I drove towards what I thought would be an open campground until I got to Cortez, Colorado. It was about 7 PM, so any gates would be closed, though I might be lucky enough to have a late entry place like there was in Texas. I expected there to be a small road that lead towards the campground leaving out of the west side of the city.

There wasn’t.

I realized I had no idea how to get to this campground.

I drove back into town and checked on the prices at a motel that offered WiFi. I figured I could at least get some writing done.

Her price was above what I paid at the three star place in New York. There was no way. I went back and sat in my car and tried to do some research on where I could go. I was getting tired.

I needed some caffeine. Luckily, the motel shared a parking lot with a diner.

I sat at the counter and ordered my coffee. Ever since I listened to Steinbeck again, I’ve tried to stop for coffee more often. I always do it the same way. I walk in, ask the waitress or hostess if I can just get a cup of coffee. She’ll sit me at the bar or a table, bring the coffee and ask if I want any cream. Nope, just sugar. Real sugar, please. I can’t stand the nutra-fake stuff. I always use two packets of sugar. This is regardless of the size of the coffee or the packets of sugar.

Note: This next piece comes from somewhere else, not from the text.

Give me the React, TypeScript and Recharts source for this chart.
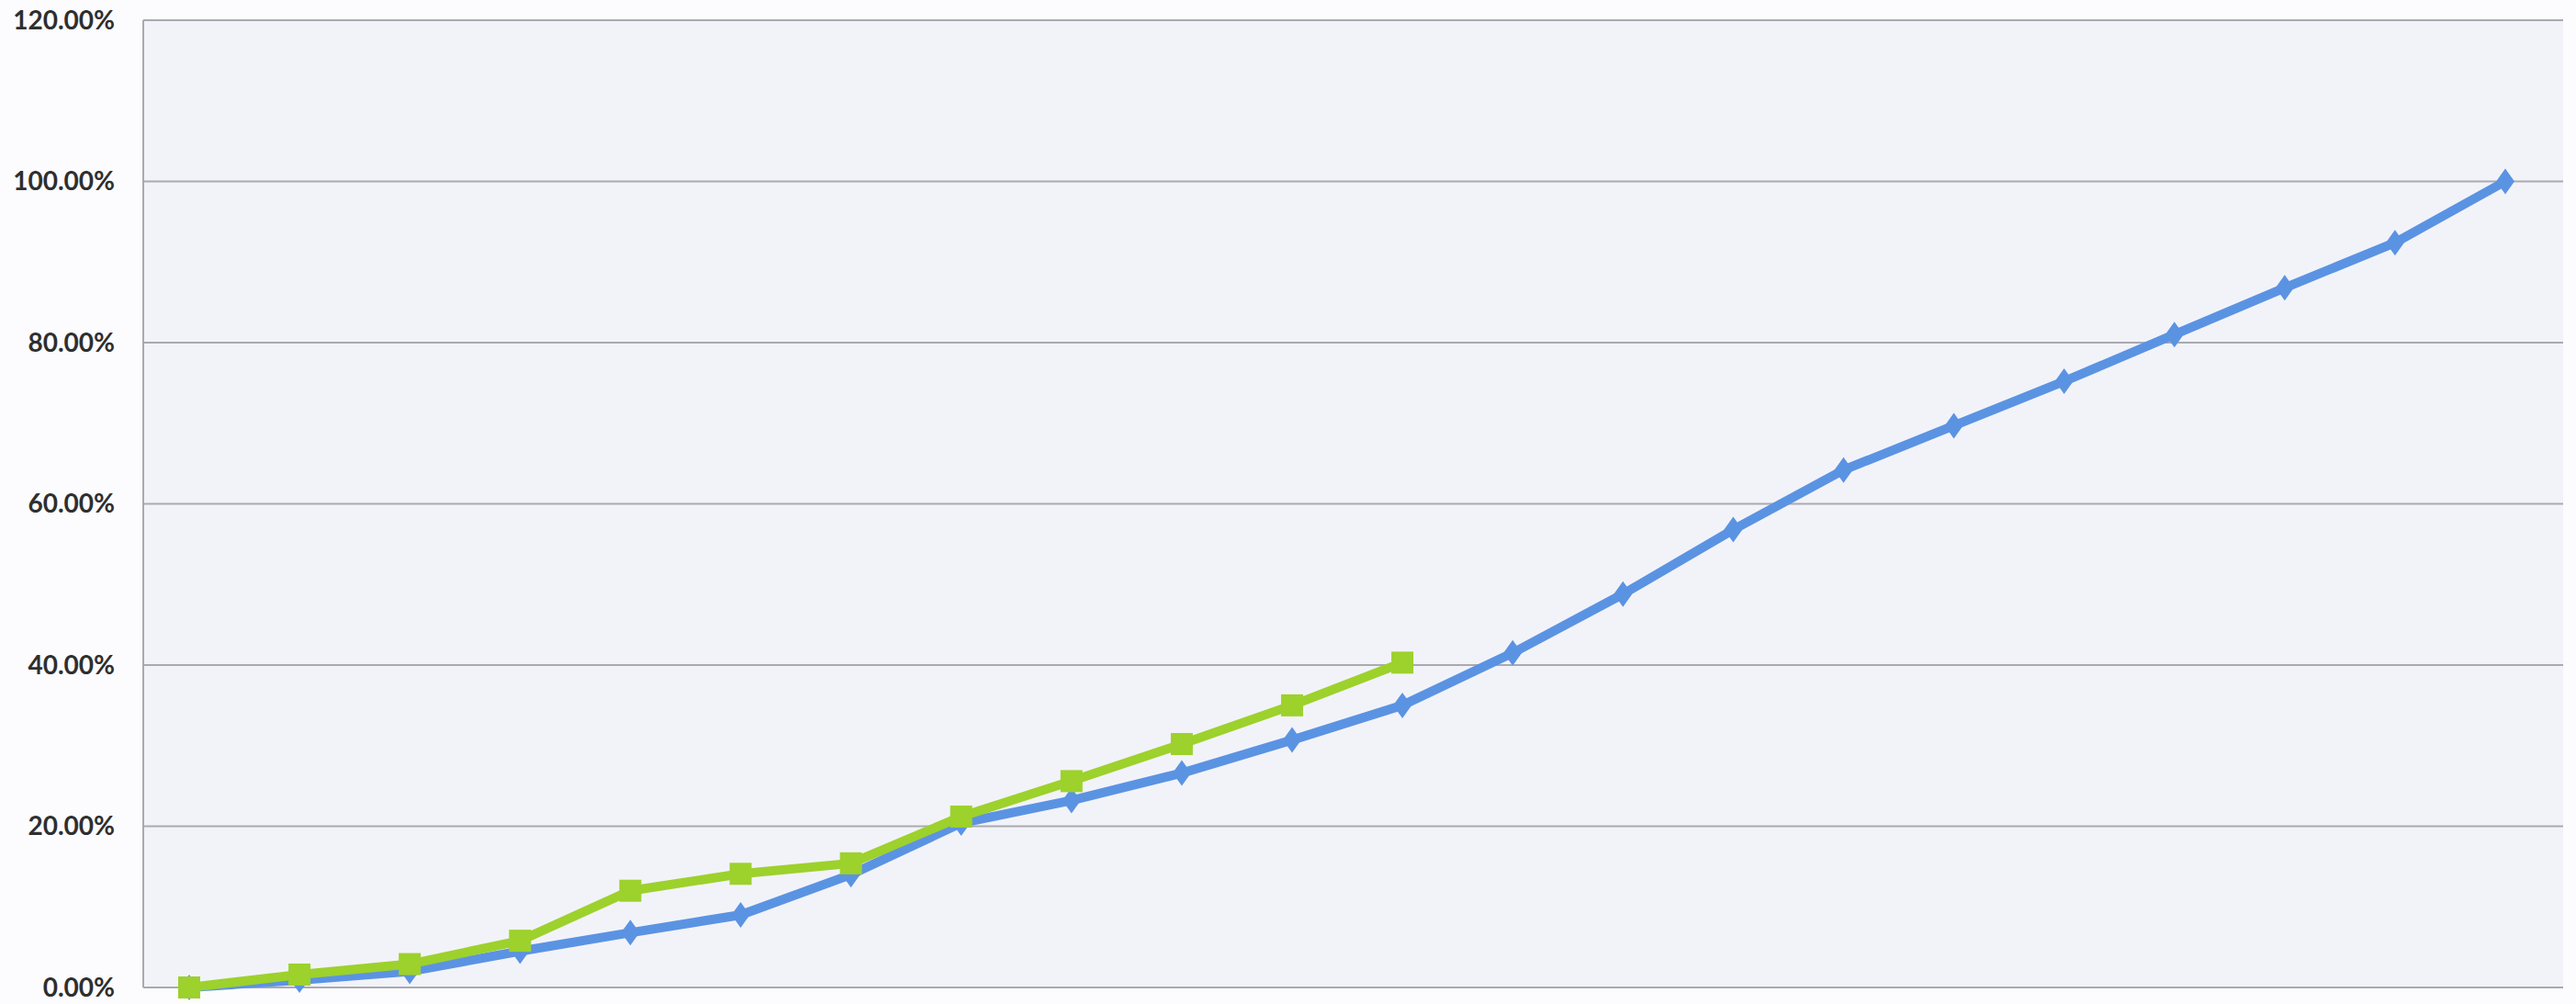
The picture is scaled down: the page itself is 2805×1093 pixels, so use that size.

You get some interesting local color in diners. Rarely are these people the top crop of society, but probably good for an inward laugh.

“They’re real short handed today,” the guy at the other end of the bar said.

“Oh?”

“One of the waitresses didn’t show up today, and it’s been real busy.” I’m sure he would have told me this even if I hadn’t prompted him. I looked around. He was right. It was pretty busy.

“I’ve worked in a restaurant before,” I said, “I know how frantic it can get when you are short a hand.” I realized he might be able to point me to the cheapest place in town, or maybe some other option. I didn’t know, I decided to hint at what I wanted. “I’m trying to find a place to stay for the night,” I opened.

He either missed it or ignored it. “It’s like when a dishwasher doesn’t show up. I’ve washed a lot of dishes, you see. When a dishwasher doesn’t show up, you’ve got to make up for the guy who isn’t there. Everyone expects you to do the work of both of you.”

This was not only a repetition of what I had just said a moment earlier, but it had a blatantly obvious statement tacked on to the end of it. It would be one thing if he was just complaining, but it sounded like he was actually trying to teach me something about the world.

Maybe it was the way I looked at him, but he paid for his coffee, got up, and left.

I followed shortly after, ending up a motel across the street that was considerably cheaper, and possibly even nicer.

The lobby had a couple of old couches and an iron stove. An elderly gentleman came out and asked if he could help me. There is so much inflection that a person can put into a statement that simple. He said it in the manner of a person who honestly wanted to make sure I got what I wanted.

It was really refreshing.

The room was clean, the WiFi was slow, the TV wasn’t cable, and the beds were comfortable. I wrote a post, talked to some friends back home, watched the one movie I had brought with me, but never got a chance to watch, and promptly fell asleep.